Recent epidemiological evidence suggests that low-normal levels of serum IGF-I are associated with increased risk of acute myocardial infarction, ischemic heart disease, coronary and carotid artery atherosclerosis.
The IGF-I system is involved in the regulation of cardiovascular physiopathology: it has a physiological role in regulating glucose, protein and lipid metabolism, and in promoting proliferation, differentiation and migration of many cell types. GH and IGF-I receptors are expressed in cardiomyocytes and in endothelial cells; IGF-I immunoreactivity is reportedly increased in the inner layers of the left ventricle, where both tension and wall stress are high, and gradually decreases towards the epicardial surface. The IGF-I system displays direct effects on atherosclerosis: IGF-I stimulates vascular smooth muscle and endothelial cell proliferation, matrix synthesis, migration of monocytes into the arterial wall, uptake of modified LDL and release of proinflammatory cytokines by macrophages.
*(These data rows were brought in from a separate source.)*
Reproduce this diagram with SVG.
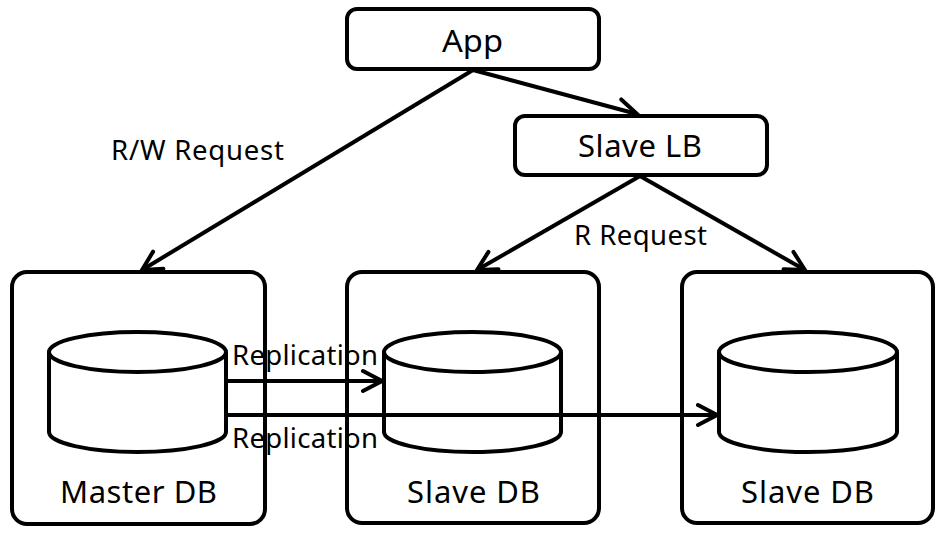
<svg xmlns="http://www.w3.org/2000/svg" width="945" height="534" viewBox="0 0 945 534">
<defs>
<style>
.box{fill:#fff;stroke:#000;stroke-width:4}
.cyl{fill:#fff;stroke:#000;stroke-width:4}
.lbl{font-family:"Noto Sans","Open Sans",sans-serif;fill:#000}
.big{font-size:31px}
.mid{font-size:27.5px}
.con{stroke:#000;stroke-width:4;fill:none;marker-end:url(#arr)}
</style>
<marker id="arr" markerUnits="userSpaceOnUse" viewBox="-24 -14 28 28" refX="0" refY="0" markerWidth="28" markerHeight="28" orient="auto">
<path d="M -19 -10 L 0 0 L -19 10" fill="none" stroke="#000" stroke-width="4" stroke-linecap="round" stroke-linejoin="miter"/>
</marker>
</defs>
<rect width="945" height="534" fill="#fff"/>
<g id="connectors">
<line class="con" x1="473" y1="70" x2="142" y2="270"/>
<line class="con" x1="473" y1="70" x2="637" y2="114"/>
<line class="con" x1="640" y1="176" x2="477" y2="270"/>
<line class="con" x1="640" y1="176" x2="805" y2="270"/>
</g>
<g id="app">
<rect class="box" x="347" y="9" width="252" height="60" rx="10"/>
<text class="lbl big" x="442" y="52" textLength="61" lengthAdjust="spacingAndGlyphs">App</text>
</g>
<g id="slave-lb">
<rect class="box" x="515" y="116" width="252" height="59" rx="10"/>
<text class="lbl big" x="578" y="157" textLength="124" lengthAdjust="spacing">Slave LB</text>
</g>
<g id="master-db">
<rect class="box" x="12" y="272" width="253" height="252" rx="15"/>
<path class="cyl" d="M 49 352 L 49 432 A 88.5 20 0 0 0 226 432 L 226 352"/>
<ellipse class="cyl" cx="137.5" cy="352" rx="88.5" ry="20"/>
<text class="lbl big" x="60" y="503" textLength="157" lengthAdjust="spacing">Master DB</text>
</g>
<g id="slave-db-1">
<rect class="box" x="347" y="272" width="252" height="251" rx="15"/>
<path class="cyl" d="M 384 352 L 384 432 A 88.5 20 0 0 0 561 432 L 561 352"/>
<ellipse class="cyl" cx="472.5" cy="352" rx="88.5" ry="20"/>
<text class="lbl big" x="407" y="503" textLength="133" lengthAdjust="spacing">Slave DB</text>
</g>
<g id="slave-db-2">
<rect class="box" x="682" y="272" width="251" height="251" rx="15"/>
<path class="cyl" d="M 719 352 L 719 432 A 89 20 0 0 0 897 432 L 897 352"/>
<ellipse class="cyl" cx="808" cy="352" rx="89" ry="20"/>
<text class="lbl big" x="741" y="503" textLength="133" lengthAdjust="spacing">Slave DB</text>
</g>
<g id="replication">
<line class="con" x1="226" y1="381" x2="382" y2="381"/>
<line class="con" x1="226" y1="415" x2="717" y2="415"/>
<text class="lbl mid" x="232" y="365" textLength="146" lengthAdjust="spacing">Replication</text>
<text class="lbl mid" x="232" y="448" textLength="146" lengthAdjust="spacing">Replication</text>
</g>
<text class="lbl mid" x="111" y="160" textLength="173" lengthAdjust="spacing">R/W Request</text>
<text class="lbl mid" x="574" y="245" textLength="133" lengthAdjust="spacing">R Request</text>
</svg>
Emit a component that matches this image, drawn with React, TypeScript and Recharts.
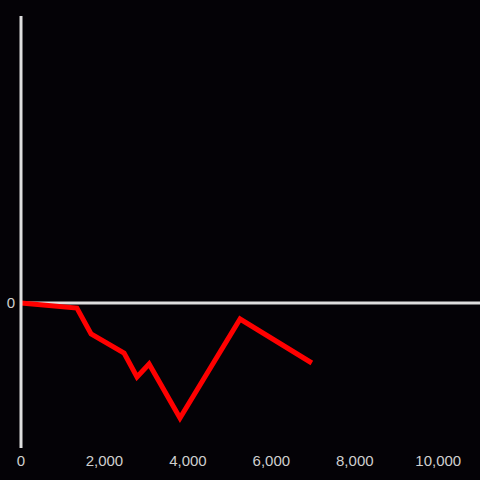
import { LineChart, Line, XAxis, YAxis, ReferenceLine } from 'recharts'

const xValues = [0, 1340, 1680, 2470, 2780, 3070, 3810, 5250, 6970]
const yValues = [0, -5, -31, -50, -74, -61, -115, -16, -60]
const xTicks = [0, 2000, 4000, 6000, 8000, 10000]
const yTicks = [0]

const data = xValues.map((x, i) => ({ x, y: yValues[i] }))

const tickStyle = { fill: '#cfcfcf', fontSize: 15, fontFamily: 'Liberation Sans, Arial, sans-serif' }

export default function App() {
  return (
    <div style={{ position: 'absolute', left: 0, top: 0, width: 480, height: 480, background: '#040206' }}>
      <LineChart width={480} height={480} data={data} margin={{ top: 16, right: 0, bottom: 0, left: 0 }}>
        <XAxis
          dataKey="x"
          type="number"
          domain={[0, 11000]}
          ticks={xTicks}
          tickFormatter={(v: number) => v.toLocaleString('en-US')}
          axisLine={false}
          tickLine={false}
          tickMargin={1}
          height={32}
          tick={tickStyle}
          interval={0}
        />
        <YAxis
          type="number"
          domain={[-145, 287]}
          ticks={yTicks}
          width={21}
          axisLine={{ stroke: '#dedede', strokeWidth: 3 }}
          tickLine={false}
          tickMargin={0}
          tick={tickStyle}
        />
        <ReferenceLine y={0} stroke="#dedede" strokeWidth={3} />
        <Line
          dataKey="y"
          stroke="#ff0000"
          strokeWidth={5}
          dot={false}
          type="linear"
          isAnimationActive={false}
        />
      </LineChart>
    </div>
  )
}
Patients with either childhood or adulthood-onset GH deficiency have reduced cardiac mass, impaired diastolic filling and reduced left ventricular response at peak exercise, increased intima-media thickness and endothelial dysfunction. All these abnormalities can be reversed, at least partially, after GH replacement therapy. On the opposite, the chronic excess of GH and IGF-I in acromegaly leads to develop a specific cardiomyopathy. Concentric cardiac hypertrophy occurs in more than two thirds of the patients at diagnosis and is commonly associated to diastolic dysfunction. In later stages, impaired systolic function ending in heart failure can occur, if GH/IGF-I excess is not controlled. Additionally, the acromegalic cardiomyopathy is complicated with abnormalities of cardiac rhythm and of cardiac valves. Successful control of acromegaly is accompanied by decrease of left ventricular mass and improvement of cardiac function. Ageing and long disease duration are negative predictors of severity of the acromegalic cardiomyopathy.